Mi padre era un personaje muy particular. Ya he hablado alguna que otra vez de él. Huérfano de padre, pasó tantos años ingresado en un hospital por una tuberculosis que, cuando al fin curó, se quedó trabajando en aquel hospital porque ya no conocía otra vida. Y junto a aquella vida de enfermedad y hospital, otra cosa que le marcó y definió su vida y su relación con nosotros, sus hijos, y cualquiera que lo rodeara, fue su sordera.
Era sordo y creo que hasta feliz de serlo. Sí, sin duda… Lo sé porque cuando por fin, muchos años después, pudo poner remedio a parte de aquella sordera compañera de vida, con un sonotone, se lo desconectaba continuamente.
Él estaba bien así, en su mundo.
Le costaba TANTO sociabilizar con otros, sus hijos (especialmente conmigo, su única hija) y otros sobrinos ruidosos que no se molestó jamás en aprenderse su nombre, por ejemplo.
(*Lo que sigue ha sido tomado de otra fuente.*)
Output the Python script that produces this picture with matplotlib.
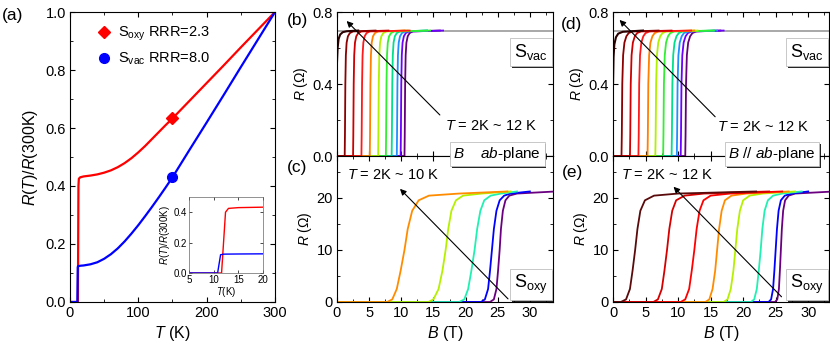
import matplotlib
matplotlib.use("Agg")
import matplotlib.pyplot as plt
import matplotlib.patheffects as pe
from matplotlib.lines import Line2D
from matplotlib.ticker import MultipleLocator, FormatStrFormatter

plt.rcParams['font.family'] = ['Liberation Sans', 'DejaVu Sans']
plt.rcParams['mathtext.fontset'] = 'custom'
plt.rcParams['mathtext.rm'] = 'Liberation Sans'
plt.rcParams['mathtext.it'] = 'Liberation Sans:italic'
plt.rcParams['axes.linewidth'] = 0.8

# ---------------- panel (a): R(T)/R(300K) ----------------
T_oxy = [0, 11.6, 12.0, 12.4, 13.0, 15, 20, 30, 40, 50, 60, 70, 80, 90, 100,
         110, 120, 130, 140, 150, 175, 200, 225, 250, 275, 300]
R_oxy = [0, 0, 0.20, 0.40, 0.425, 0.430, 0.433, 0.436, 0.440, 0.446, 0.454, 0.465,
         0.479, 0.496, 0.516, 0.538, 0.562, 0.586, 0.610, 0.633, 0.694, 0.755,
         0.816, 0.878, 0.939, 1.0]
T_vac = [0, 10.8, 11.1, 11.4, 12, 15, 20, 30, 40, 50, 60, 70, 80, 90, 100, 110,
         120, 130, 140, 150, 175, 200, 225, 250, 275, 300]
R_vac = [0, 0, 0.06, 0.12, 0.124, 0.125, 0.126, 0.130, 0.137, 0.149, 0.165, 0.185,
         0.209, 0.236, 0.265, 0.296, 0.328, 0.361, 0.395, 0.430, 0.525, 0.619,
         0.714, 0.810, 0.905, 1.0]
mark_T = 150
mark_oxy = 0.633
mark_vac = 0.430

# ---------------- panel (b): S_vac, B perp ab ----------------
b_colors = ['#2a0000', '#8b0000', '#cc0000', '#ff1a1a', '#ff8000', '#b0f000',
            '#33ee33', '#00e08a', '#1e90ff', '#6a00ff', '#660077']
b_2K_B = [0, 0.1, 0.25, 0.5, 0.9, 1.5, 3.3]
b_2K_R = [0.52, 0.60, 0.65, 0.675, 0.688, 0.693, 0.697]
b_levels = [0, 0, 0.12, 0.40, 0.56, 0.63, 0.665, 0.683, 0.692, 0.697]
b_B = [
    [0, 1.2, 1.24, 1.3, 1.38, 1.5, 1.7, 2.0, 2.5, 6.0],
    [0, 2.5, 2.54, 2.6, 2.68, 2.8, 3.0, 3.3, 3.8, 8.0],
    [0, 3.8, 3.84, 3.9, 3.98, 4.1, 4.3, 4.6, 5.1, 11.3],
    [0, 5.1, 5.14, 5.2, 5.28, 5.4, 5.6, 5.9, 6.4, 10.5],
    [0, 6.4, 6.44, 6.5, 6.58, 6.7, 6.9, 7.2, 7.7, 11.0],
    [0, 7.6, 7.64, 7.7, 7.78, 7.9, 8.1, 8.4, 8.9, 14.5],
    [0, 8.5, 8.54, 8.6, 8.68, 8.8, 9.0, 9.3, 9.8, 14.0],
    [0, 9.3, 9.34, 9.4, 9.48, 9.6, 9.8, 10.1, 10.6, 14.0],
    [0, 9.9, 9.94, 10.0, 10.08, 10.2, 10.4, 10.7, 11.2, 16.5],
    [0, 10.5, 10.54, 10.6, 10.68, 10.8, 11.0, 11.3, 11.8, 16.0],
]
normal_B = [0, 34]
normal_R = [0.697, 0.697]

# ---------------- panel (d): S_vac, B // ab ----------------
d_2K_B = [0, 0.08, 0.2, 0.45, 0.8, 1.5, 4.6]
d_2K_R = [0.40, 0.55, 0.62, 0.66, 0.68, 0.69, 0.697]
d_B = [
    [0, 1.3, 1.35, 1.42, 1.55, 1.75, 2.05, 2.4, 3.0, 7.0],
    [0, 2.6, 2.65, 2.72, 2.85, 3.05, 3.35, 3.7, 4.3, 9.0],
    [0, 3.9, 3.95, 4.02, 4.15, 4.35, 4.65, 5.0, 5.6, 12.0],
    [0, 5.3, 5.35, 5.42, 5.55, 5.75, 6.05, 6.4, 7.0, 12.5],
    [0, 6.5, 6.55, 6.62, 6.75, 6.95, 7.25, 7.6, 8.2, 13.0],
    [0, 7.7, 7.75, 7.82, 7.95, 8.15, 8.45, 8.8, 9.4, 15.5],
    [0, 9.0, 9.05, 9.12, 9.25, 9.45, 9.75, 10.1, 10.7, 15.5],
    [0, 9.8, 9.85, 9.92, 10.05, 10.25, 10.55, 10.9, 11.5, 16.0],
    [0, 10.4, 10.45, 10.52, 10.65, 10.85, 11.15, 11.5, 12.1, 17.0],
    [0, 11.1, 11.15, 11.22, 11.35, 11.55, 11.85, 12.2, 12.8, 16.5],
]

# ---------------- panel (c): S_oxy, B perp ab ----------------
c_colors = ['#ff8c00', '#b5f000', '#20f0b0', '#0000ff', '#6a0080']
c_levels = [0, 0, 0.5, 2.5, 6, 10, 14, 17.5, 19.5, 20.4, 20.8, 21.2]
c_B = [
    [0, 7.8, 8.6, 9.3, 9.9, 10.5, 11.0, 11.7, 12.7, 14.3, 19.0, 26.5],
    [0, 14.2, 15.0, 15.8, 16.4, 16.9, 17.3, 17.8, 18.5, 19.6, 22.5, 27.0],
    [0, 19.0, 19.8, 20.4, 20.9, 21.4, 21.8, 22.3, 22.9, 23.9, 25.5, 28.0],
    [0, 22.4, 23.0, 23.5, 23.8, 24.1, 24.4, 24.8, 25.3, 26.0, 27.0, 30.0],
    [0, 23.8, 24.4, 24.8, 25.05, 25.3, 25.5, 25.8, 26.2, 26.8, 28.0, 34.0],
]

# ---------------- panel (e): S_oxy, B // ab ----------------
e_colors = ['#5a0a0a', '#d40000', '#ff0000', '#ff8c00', '#b5f000', '#20f0b0',
            '#0000ff', '#6a0080']
e_B = [
    [0, 1.2, 2.0, 2.6, 3.0, 3.4, 3.75, 4.2, 4.9, 6.3, 10.0, 22.0],
    [0, 6.2, 6.9, 7.5, 7.9, 8.3, 8.65, 9.1, 9.7, 11.0, 14.0, 24.0],
    [0, 10.4, 11.1, 11.7, 12.1, 12.5, 12.85, 13.3, 13.9, 15.0, 18.0, 26.0],
    [0, 14.2, 14.8, 15.3, 15.7, 16.0, 16.3, 16.7, 17.2, 18.2, 20.5, 27.0],
    [0, 17.0, 17.6, 18.1, 18.5, 18.8, 19.1, 19.5, 20.0, 21.0, 23.0, 28.0],
    [0, 21.2, 21.7, 22.1, 22.4, 22.7, 22.95, 23.3, 23.8, 24.6, 26.0, 29.0],
    [0, 23.9, 24.3, 24.6, 24.8, 25.0, 25.2, 25.45, 25.8, 26.4, 27.5, 30.0],
    [0, 24.9, 25.25, 25.5, 25.65, 25.8, 25.95, 26.15, 26.45, 27.0, 28.0, 34.0],
]

# arrows (tail, head) in data units
b_arrow = [(16.0, 0.228), (1.5, 0.75)]
d_arrow = [(15.7, 0.218), (1.0, 0.756)]
c_arrow = [(26.6, 0.6), (9.8, 21.7)]
e_arrow = [(25.9, 1.0), (9.3, 22.1)]


def style(ax):
    ax.tick_params(direction='in', top=True, right=True, labelsize=10.5,
                   length=3.5, width=0.8, pad=3)
    ax.tick_params(which='minor', direction='in', top=True, right=True,
                   length=2, width=0.6)


def boxed(ax, x, y, s, trans=None, size=11, **kw):
    t = ax.text(x, y, s, transform=trans if trans is not None else ax.transAxes,
                fontsize=size, zorder=10,
                bbox=dict(boxstyle='square,pad=0.22', fc='white', ec='0.75', lw=0.6),
                **kw)
    t.get_bbox_patch().set_path_effects(
        [pe.withSimplePatchShadow(offset=(1.3, -1.3), shadow_rgbFace='k', alpha=0.85)])
    return t


def arrow(ax, ar):
    ax.annotate('', xy=ar[1], xytext=ar[0],
                arrowprops=dict(arrowstyle='-|>', color='k', lw=0.8,
                                mutation_scale=9, shrinkA=0, shrinkB=0))


fig = plt.figure(figsize=(8.3, 3.47), dpi=100)

# ---- (a)
ax = fig.add_axes([0.0843, 0.1297, 0.247, 0.8357])
ax.plot(T_oxy, R_oxy, color='red', lw=1.6)
ax.plot(T_vac, R_vac, color='blue', lw=1.6)
ax.plot([mark_T], [mark_oxy], 'D', color='red', ms=6)
ax.plot([mark_T], [mark_vac], 'o', color='blue', ms=7)
ax.set_xlim(0, 300)
ax.set_ylim(0, 1.0)
ax.xaxis.set_major_locator(MultipleLocator(100))
ax.xaxis.set_minor_locator(MultipleLocator(50))
ax.yaxis.set_major_locator(MultipleLocator(0.2))
ax.yaxis.set_minor_locator(MultipleLocator(0.1))
ax.yaxis.set_major_formatter(FormatStrFormatter('%.1f'))
style(ax)
ax.set_xlabel(r'$T$ (K)', fontsize=11.5, labelpad=3)
ax.set_ylabel(r'$R$($T$)/$R$(300K)', fontsize=11.5, labelpad=4)
handles = [Line2D([], [], color='red', marker='D', ls='none', ms=6),
           Line2D([], [], color='blue', marker='o', ls='none', ms=7)]
ax.legend(handles, [r'S$_{\rm oxy}$ RRR=2.3', r'S$_{\rm vac}$ RRR=8.0'],
          loc='upper left', bbox_to_anchor=(0.05, 1.0), frameon=False,
          fontsize=10.5, handletextpad=0.2, labelspacing=0.5, handlelength=1.5)

# inset
ins = fig.add_axes([0.2277, 0.2133, 0.0892, 0.219])
ins.plot(T_oxy, R_oxy, color='red', lw=1.0)
ins.plot(T_vac, R_vac, color='blue', lw=1.0)
ins.set_xlim(5, 20)
ins.set_ylim(0, 0.5)
ins.xaxis.set_major_locator(MultipleLocator(5))
ins.yaxis.set_major_locator(MultipleLocator(0.2))
ins.yaxis.set_major_formatter(FormatStrFormatter('%.1f'))
ins.tick_params(direction='in', top=True, right=True, labelsize=7, length=2,
                width=0.5, pad=1.5)
for s in ins.spines.values():
    s.set_linewidth(0.5)
    s.set_color('0.4')
ins.set_xlabel(r'$T$(K)', fontsize=7, labelpad=0)
ins.set_ylabel(r'$R$($T$)/$R$(300K)', fontsize=7, labelpad=1)

# ---- (b)
ax = fig.add_axes([0.406, 0.5504, 0.2603, 0.415])
ax.plot(normal_B, normal_R, color='0.6', lw=1.2)
for i in range(len(b_B) - 1, -1, -1):
    ax.plot(b_B[i], b_levels, color=b_colors[i + 1], lw=1.3)
ax.plot(b_2K_B, b_2K_R, color=b_colors[0], lw=1.5)
ax.set_xlim(0, 33.6)
ax.set_ylim(0, 0.8)
ax.xaxis.set_major_locator(MultipleLocator(5))
ax.xaxis.set_minor_locator(MultipleLocator(2.5))
ax.yaxis.set_major_locator(MultipleLocator(0.4))
ax.yaxis.set_minor_locator(MultipleLocator(0.2))
ax.yaxis.set_major_formatter(FormatStrFormatter('%.1f'))
ax.set_xticklabels([])
style(ax)
ax.set_ylabel(r'$R$ ($\Omega$)', fontsize=10, labelpad=2)
arrow(ax, b_arrow)
ax.text(16.8, 0.167, r'$T$ = 2K ~ 12 K', fontsize=10.5, va='center', ha='left')
boxed(ax, 0.975, 0.72, r'S$_{\rm vac}$', size=13, ha='right', va='center')

# ---- (c)
ax = fig.add_axes([0.406, 0.1297, 0.2603, 0.4207])
for i in range(len(c_B) - 1, -1, -1):
    ax.plot(c_B[i], c_levels, color=c_colors[i], lw=1.3)
ax.set_xlim(0, 33.6)
ax.set_ylim(0, 28)
ax.xaxis.set_major_locator(MultipleLocator(5))
ax.xaxis.set_minor_locator(MultipleLocator(2.5))
ax.yaxis.set_major_locator(MultipleLocator(10))
ax.yaxis.set_minor_locator(MultipleLocator(5))
style(ax)
ax.set_xlabel(r'$B$ (T)', fontsize=11.5, labelpad=3)
ax.set_ylabel(r'$R$ ($\Omega$)', fontsize=10, labelpad=2)
arrow(ax, c_arrow)
ax.text(1.5, 24.3, r'$T$ = 2K ~ 10 K', fontsize=10.5, va='center', ha='left')
boxed(ax, 0.975, 0.12, r'S$_{\rm oxy}$', size=13, ha='right', va='center')

# ---- (d)
ax = fig.add_axes([0.7386, 0.5504, 0.2602, 0.415])
ax.plot(normal_B, normal_R, color='0.6', lw=1.2)
for i in range(len(d_B) - 1, -1, -1):
    ax.plot(d_B[i], b_levels, color=b_colors[i + 1], lw=1.3)
ax.plot(d_2K_B, d_2K_R, color=b_colors[0], lw=1.5)
ax.set_xlim(0, 33.2)
ax.set_ylim(0, 0.8)
ax.xaxis.set_major_locator(MultipleLocator(5))
ax.xaxis.set_minor_locator(MultipleLocator(2.5))
ax.yaxis.set_major_locator(MultipleLocator(0.4))
ax.yaxis.set_minor_locator(MultipleLocator(0.2))
ax.yaxis.set_major_formatter(FormatStrFormatter('%.1f'))
ax.set_xticklabels([])
style(ax)
ax.set_ylabel(r'$R$ ($\Omega$)', fontsize=10, labelpad=2)
arrow(ax, d_arrow)
ax.text(15.95, 0.163, r'$T$ = 2K ~ 12 K', fontsize=10.5, va='center', ha='left')
boxed(ax, 0.975, 0.72, r'S$_{\rm vac}$', size=13, ha='right', va='center')

# ---- (e)
ax = fig.add_axes([0.7386, 0.1297, 0.2602, 0.4207])
for i in range(len(e_B) - 1, -1, -1):
    ax.plot(e_B[i], c_levels, color=e_colors[i], lw=1.3)
ax.set_xlim(0, 33.2)
ax.set_ylim(0, 28)
ax.xaxis.set_major_locator(MultipleLocator(5))
ax.xaxis.set_minor_locator(MultipleLocator(2.5))
ax.yaxis.set_major_locator(MultipleLocator(10))
ax.yaxis.set_minor_locator(MultipleLocator(5))
style(ax)
ax.set_xlabel(r'$B$ (T)', fontsize=11.5, labelpad=3)
ax.set_ylabel(r'$R$ ($\Omega$)', fontsize=10, labelpad=2)
arrow(ax, e_arrow)
ax.text(1.3, 24.3, r'$T$ = 2K ~ 12 K', fontsize=10.5, va='center', ha='left')
boxed(ax, 0.975, 0.12, r'S$_{\rm oxy}$', size=13, ha='right', va='center')

# plane boxes straddling the b/c and d/e boundary
boxed(fig, 0.652, 0.556, r'$B$    $ab$-plane', trans=fig.transFigure, ha='right', va='center')
boxed(fig, 0.983, 0.556, r'$B$ // $ab$-plane', trans=fig.transFigure, ha='right', va='center')

# panel letters
fig.text(0.002, 0.955, '(a)', fontsize=12.5, va='center')
fig.text(0.346, 0.94, '(b)', fontsize=12.5, va='center')
fig.text(0.346, 0.516, '(c)', fontsize=12.5, va='center')
fig.text(0.676, 0.928, '(d)', fontsize=12.5, va='center')
fig.text(0.677, 0.504, '(e)', fontsize=12.5, va='center')

fig.savefig('out.png', dpi=100)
Todas éramos «Catalina». Y lo empleaba además en tono de reproche: «Oño, Catalina, fuera de aquí» o, la otra amenaza que más lanzaba a aquella piara de sobrinos: «Como os pille os voy a tirar a la basura» y mis primos huían en estampida de aquella cocina solo para él.
Se ganó con méritos el apodo de «tío Catalino» y aún más, «tío de la basura». Y eso, que veo a estos niños de los slums, que viven en la basura, que su único divertimento está en las montañas de basura o cuando, como hoy, viene el camión que se lleva algún lote de plástico, cartón, metales… y me acuerdo de mi padre.